The sensor consists of an off-the-shelf VCSEL 850nm laser with an embedded photodiode, packaged with the company's proprietary ASIC for processing the soundwaves that are detected optically from reading out the speakers' skin vibrations. Interviewed by EETimes Europe, Rammy Bahalul, Vice President of Sales and Business Development for VocalZoom gave more details about the technology.
"When someone speaks, the sound propagates all over the skin too, and we can measure these vibrations by detecting the laser's reflection on the skin through an interferometer. The way the interferometer works is that any back reflections interfere with the stabilized laser wavelength in the cavity, and that impacts the laser power".

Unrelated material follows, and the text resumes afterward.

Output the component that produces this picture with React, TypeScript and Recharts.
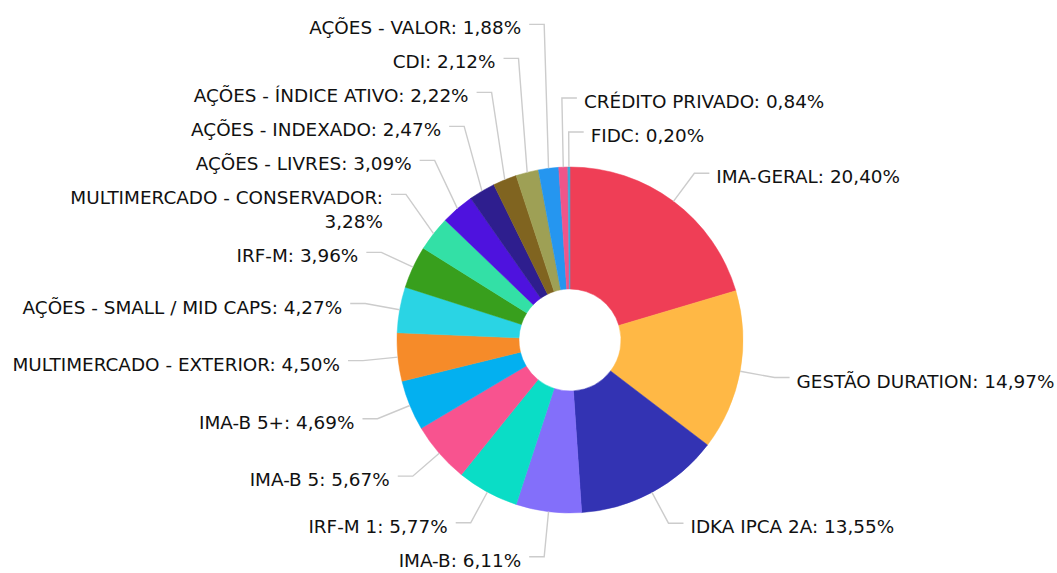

The ASIC monitors the laser power fluctuations as read by the built-in photodiode, and turns it into a noise-free “audio” signal that can then be fused with the real audio signal recorded by a microphone, either through an audio processor or cloud software.
"It is similar to bone conduction, but without contact, we can measure vibrations up to 1.5kHz", continued Bahalul, "we are not reading lips but actual facial vibrations, these can be detected from the cheeks, all around the neck and even behind the ears."
The optical sensor can be placed a few millimetres away up to a meter, making it practical for applications in headsets, wearables, smartphones or laptops, but also in automotive applications where it could be mounted into the rear-view mirror or in ATMs.
When tested with leading speech recognition providers, the startup claims its HMC sensor makes all the difference in noisy environments, (even in strong and complex noise), reducing almost all errors and making speech recognition more widely usable. In a high noise environment, the company is able to revive original speech from -10dB (inaudible voice versus high noise) to 20dB when VocalZoom enabled.
As well as improving speech recognition, audio signal fusion from the optical sensor and a microphone could enable many features currently served by discrete sensors. It could be used to perform more robust voice identification through multi-factor biometrics (each individual having a unique facial "sound signature"), but also serve as an accurate and low power voice wakeup solution. The sensor is accurate enough to detect the speaker's heart rate from the skin, doubling as a liveness sensor, since it can make the difference between a sound speaker and a live person.